Previous Trump business debacles include Atlantic City casino bankruptcies, a defunct airline, scandal-ridden Trump University, a mortgage company that is no more, and Trump-branded steaks. His hotels and golf courses have struggled during the pandemic, and his main real estate company, the Trump Organization, is under criminal indictment for alleged tax fraud, along with a long-time Trump lieutenant. (Trump himself is not named as a defendant in the case.)
Despite Trump's shaky financial history, Truth Social got aloft courtesy of its combination with a “special-purpose acquisition company,” or SPAC. A SPAC is a publicly traded shell company, which raises money from investors that its sponsors use to merge with a privately held company that does some sort of actual business. This allows the actual business to become public and raise additional capital without the hassle, delay and regulatory scrutiny of a conventional initial public offering.
In Trump’s case, his Trump Media & Technology Group is the actual business; the SPAC that merged with it is Digital World Acquisition Corp., which trades under the symbol DWAC on the Nasdaq stock exchange. Not long after leaving office, Trump reportedly met with DWAC’s chief executive, Patrick Orlando, a former derivatives trader at Deutsche Bank, to hammer out a deal. DWAC’s chief financial officer, Luis Orleans-Braganza, is a Brazilian politician. Much about the merged company remains unknown to the public, including Trump’s ownership stake, but many financial details will have to be revealed before completion of the SPAC transaction.
The financial fortunes of the Trump social media operation will turn in large part on whether it attracts the sort of heavy traffic that draws advertising dollars.
Despite this opacity, shares of DWAC soared after it announced the Trump deal Oct. 20, although the price fell back somewhat and closed at around $68 on Oct. 29. One of the people who bought DWAC stock on the Trump news was Rep. Marjorie Taylor Greene, R-Ga., a backer of Trump and far-right conspiracy theories. According to a congressional disclosure, Greene invested between $15,000 and $50,000 in DWAC. Two hedge funds headed in the opposite direction: Lighthouse Investment Partners and Saba Capital Management sold their stakes in the company.
The financial fortunes of the Trump social media operation will turn in large part on whether it attracts the sort of heavy traffic that draws advertising dollars.

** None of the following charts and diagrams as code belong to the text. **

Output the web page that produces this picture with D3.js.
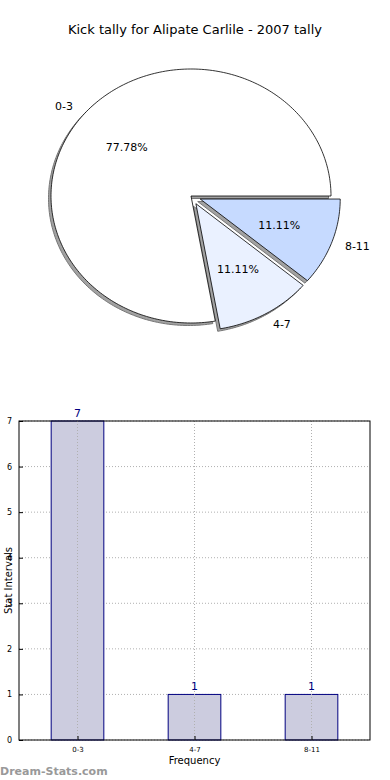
<!DOCTYPE html>
<html>
<head>
<meta charset="utf-8">
<script src="https://cdn.jsdelivr.net/npm/d3@7"></script>
<style>
  body { margin: 0; background: #fff; }
  svg { display: block; font-family: "DejaVu Sans", sans-serif; }
</style>
</head>
<body>
<div id="chart"></div>
<script>
// Kick tally pie + bar chart (matplotlib look)
const title = 'Kick tally for Alipate Carlile - 2007 tally';
const categories = ['0-3', '4-7', '8-11'];
const counts = [7, 1, 1];
const sliceColors = ['#ffffff', '#eaf1ff', '#c6daff'];
const explode = [0, 0.07, 0.07];
const yTicks = [0, 1, 2, 3, 4, 5, 6, 7];

const W = 390, H = 780;
const svg = d3.select('#chart').append('svg').attr('width', W).attr('height', H);

svg.append('text')
  .attr('x', 195).attr('y', 34)
  .attr('text-anchor', 'middle')
  .style('font-size', '13px')
  .text(title);

// ─── Pie (elliptical, matplotlib-style: counterclockwise from east) ───
const cx = 191, cy = 196, rx = 140, ry = 127;
const total = d3.sum(counts);
const pie = d3.pie().sort(null).value(d => d)
  .startAngle(0).endAngle(2 * Math.PI);
const slices = pie(counts);

// matplotlib angle (ccw from east, radians) -> screen point on unit ellipse
const pt = (a, r) => [r * rx * Math.cos(a), -r * ry * Math.sin(a)];

function wedgePath(s) {
  const a0 = s.startAngle, a1 = s.endAngle;
  const n = Math.max(8, Math.ceil((a1 - a0) / 0.02));
  const pts = [[0, 0]];
  for (let k = 0; k <= n; k++) pts.push(pt(a0 + (a1 - a0) * k / n, 1));
  return d3.line()(pts) + 'Z';
}

const pieG = svg.append('g');
const offsets = slices.map((s, i) => {
  const mid = (s.startAngle + s.endAngle) / 2;
  const [ox, oy] = pt(mid, explode[i]);
  return [cx + ox, cy + oy];
});

// shadows behind all wedges (shifted left/down)
slices.forEach((s, i) => {
  pieG.append('path')
    .attr('d', wedgePath(s))
    .attr('transform', `translate(${offsets[i][0] - 2.5},${offsets[i][1] + 2.5})`)
    .attr('fill', '#555')
    .attr('fill-opacity', 0.55)
    .attr('stroke', '#777')
    .attr('stroke-width', 1);
});

slices.forEach((s, i) => {
  pieG.append('path')
    .attr('d', wedgePath(s))
    .attr('transform', `translate(${offsets[i][0]},${offsets[i][1]})`)
    .attr('fill', sliceColors[i])
    .attr('stroke', '#000')
    .attr('stroke-width', 0.8)
    .attr('stroke-linejoin', 'round');
});

slices.forEach((s, i) => {
  const mid = (s.startAngle + s.endAngle) / 2;
  const [lx, ly] = pt(mid, 1.1);
  const [px, py] = pt(mid, 0.6);
  const o = offsets[i];
  pieG.append('text')
    .attr('x', o[0] + lx).attr('y', o[1] + ly)
    .attr('text-anchor', Math.cos(mid) < 0 ? 'end' : 'start')
    .attr('dominant-baseline', 'central')
    .style('font-size', '11px')
    .text(categories[i]);
  pieG.append('text')
    .attr('x', o[0] + px).attr('y', o[1] + py)
    .attr('text-anchor', 'middle')
    .attr('dominant-baseline', 'central')
    .style('font-size', '11px')
    .text((counts[i] / total * 100).toFixed(2) + '%');
});

// ─── Bar chart ───
const m = { left: 19, right: 370, top: 421, bottom: 740 };
const x = d3.scaleLinear().domain([-0.5, categories.length - 0.5]).range([m.left, m.right]);
const y = d3.scaleLinear().domain([0, 7]).range([m.bottom, m.top]);
const barW = 0.45;

const barG = svg.append('g');

// grid
barG.selectAll('.hgrid').data(yTicks).join('line')
  .attr('x1', m.left).attr('x2', m.right)
  .attr('y1', d => y(d)).attr('y2', d => y(d))
  .attr('stroke', '#b0b0b0').attr('stroke-width', 1)
  .attr('stroke-dasharray', '1,2');

barG.selectAll('.bar').data(counts).join('rect')
  .attr('x', (d, i) => x(i - barW / 2))
  .attr('width', (d, i) => x(i + barW / 2) - x(i - barW / 2))
  .attr('y', d => y(d))
  .attr('height', d => y(0) - y(d))
  .attr('fill', '#ccccdf')
  .attr('stroke', '#000080')
  .attr('stroke-width', 1);

barG.selectAll('.vgrid').data(categories).join('line')
  .attr('x1', (d, i) => x(i)).attr('x2', (d, i) => x(i))
  .attr('y1', m.top).attr('y2', m.bottom)
  .attr('stroke', '#b0b0b0').attr('stroke-width', 1)
  .attr('stroke-dasharray', '1,2');

barG.selectAll('.val').data(counts).join('text')
  .attr('x', (d, i) => x(i)).attr('y', d => y(d) - 4)
  .attr('text-anchor', 'middle')
  .attr('fill', '#000080')
  .style('font-size', '11px')
  .text(d => d);

// axes frame
barG.append('rect')
  .attr('x', m.left).attr('y', m.top)
  .attr('width', m.right - m.left).attr('height', m.bottom - m.top)
  .attr('fill', 'none').attr('stroke', '#000').attr('stroke-width', 1);

const yAxis = d3.axisLeft(y).tickValues(yTicks).tickFormat(d3.format('d'))
  .tickSize(-4).tickPadding(7);
barG.append('g').attr('transform', `translate(${m.left},0)`).call(yAxis)
  .call(g => g.select('.domain').remove())
  .call(g => g.selectAll('text').style('font-size', '8px').attr('font-family', 'DejaVu Sans'));

const xAxis = d3.axisBottom(x).tickValues(d3.range(categories.length))
  .tickFormat(i => categories[i]).tickSize(-4).tickPadding(7);
barG.append('g').attr('transform', `translate(0,${m.bottom})`).call(xAxis)
  .call(g => g.select('.domain').remove())
  .call(g => g.selectAll('text').style('font-size', '7px').attr('font-family', 'DejaVu Sans'));

svg.append('text')
  .attr('x', (m.left + m.right) / 2).attr('y', 764)
  .attr('text-anchor', 'middle')
  .style('font-size', '10px')
  .text('Frequency');

svg.append('text')
  .attr('transform', `translate(8,${(m.top + m.bottom) / 2}) rotate(-90)`)
  .attr('text-anchor', 'middle')
  .attr('dominant-baseline', 'central')
  .style('font-size', '10px')
  .text('Stat Intervals');

svg.append('text')
  .attr('x', 0).attr('y', 775)
  .attr('fill', '#999')
  .style('font-size', '11px')
  .style('font-weight', 'bold')
  .text('Dream-Stats.com');
</script>
</body>
</html>
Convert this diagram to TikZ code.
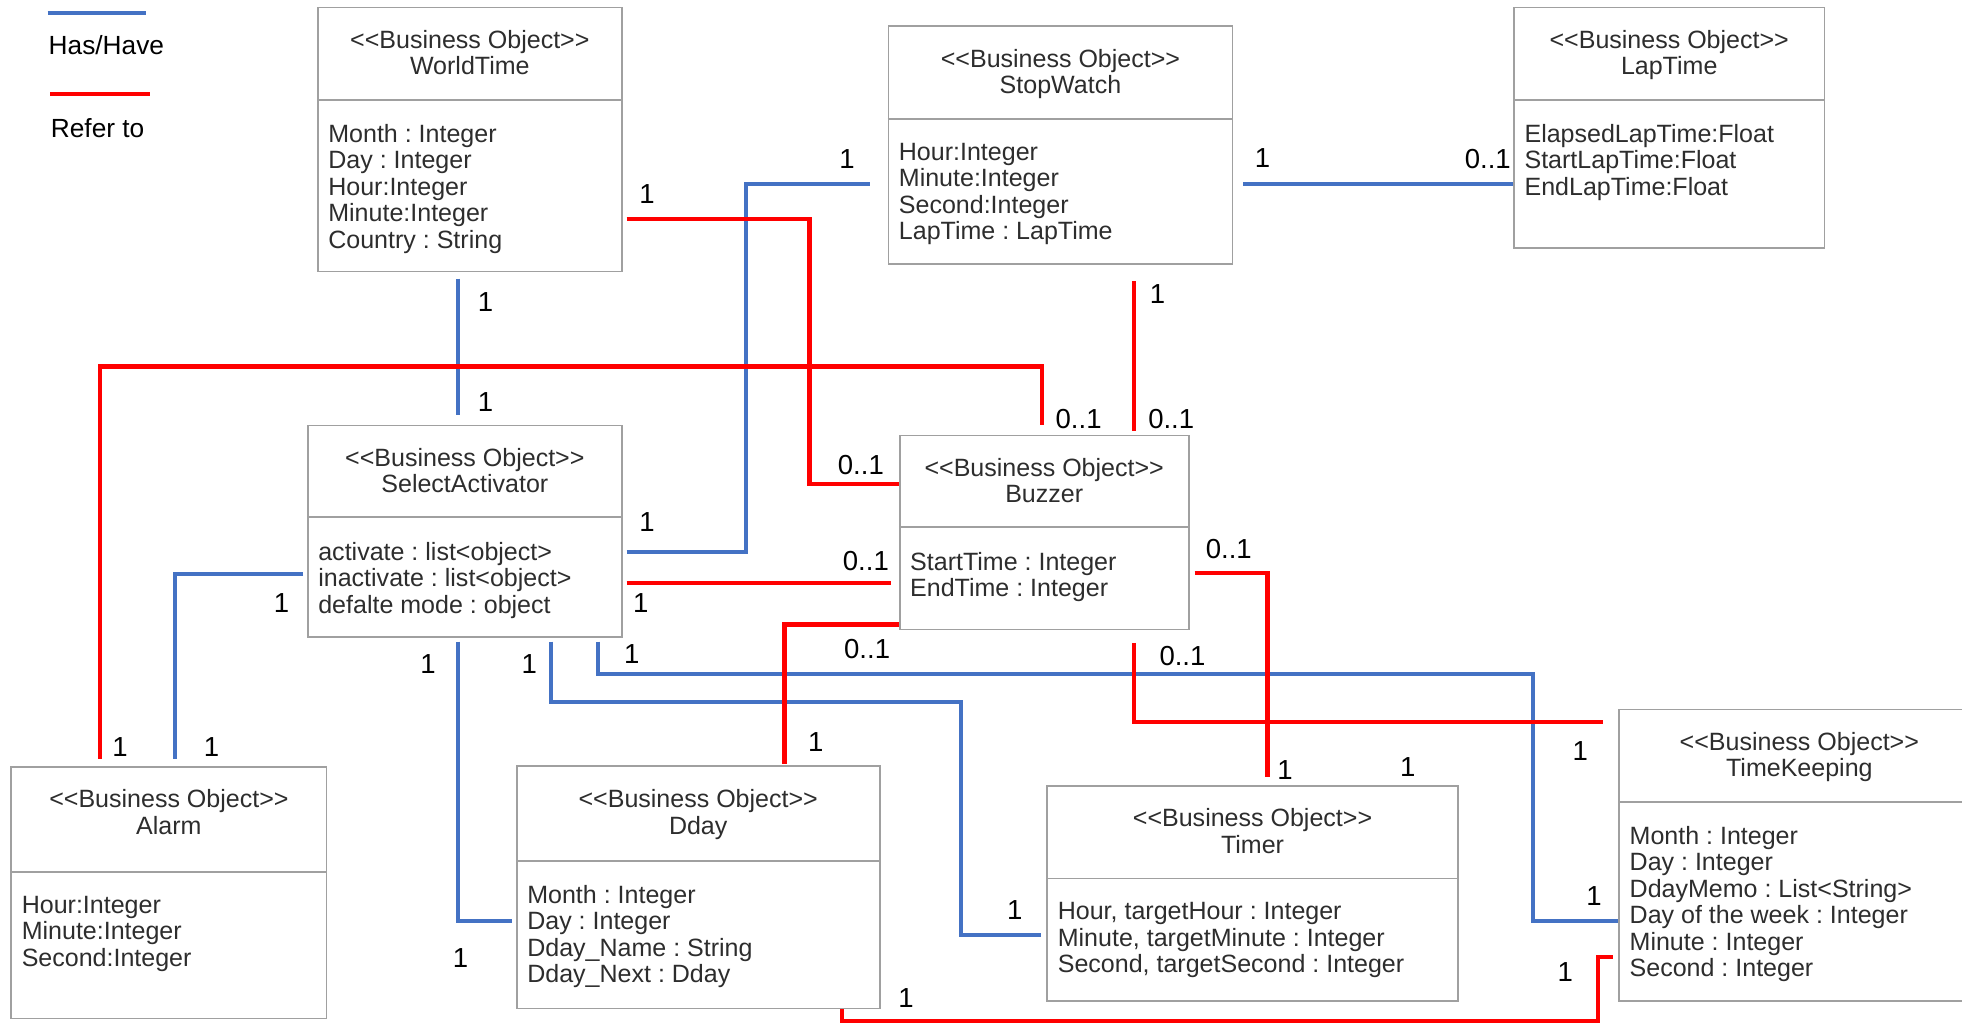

On that score, a recent Morning Consult/Politico poll suggests conservative enthusiasm. Sixty-three percent of Trump 2020 voters said they would visit Truth Social “a lot” or “some.” Only 15 percent of Biden voters indicated comparable interest.
A number of social media platforms already cater to the political right. They include Gab, Parler, and GETTR, which was started by former Trump aide Jason Miller. A Trump promotional slide deck says Truth Social “has the opportunity to galvanize/unify the fragmented ‘non-Big Tech’ universe.” But one suspects that the former president’s ambitions may hew more toward domination than unification. Given his track record, though, failure may be more likely.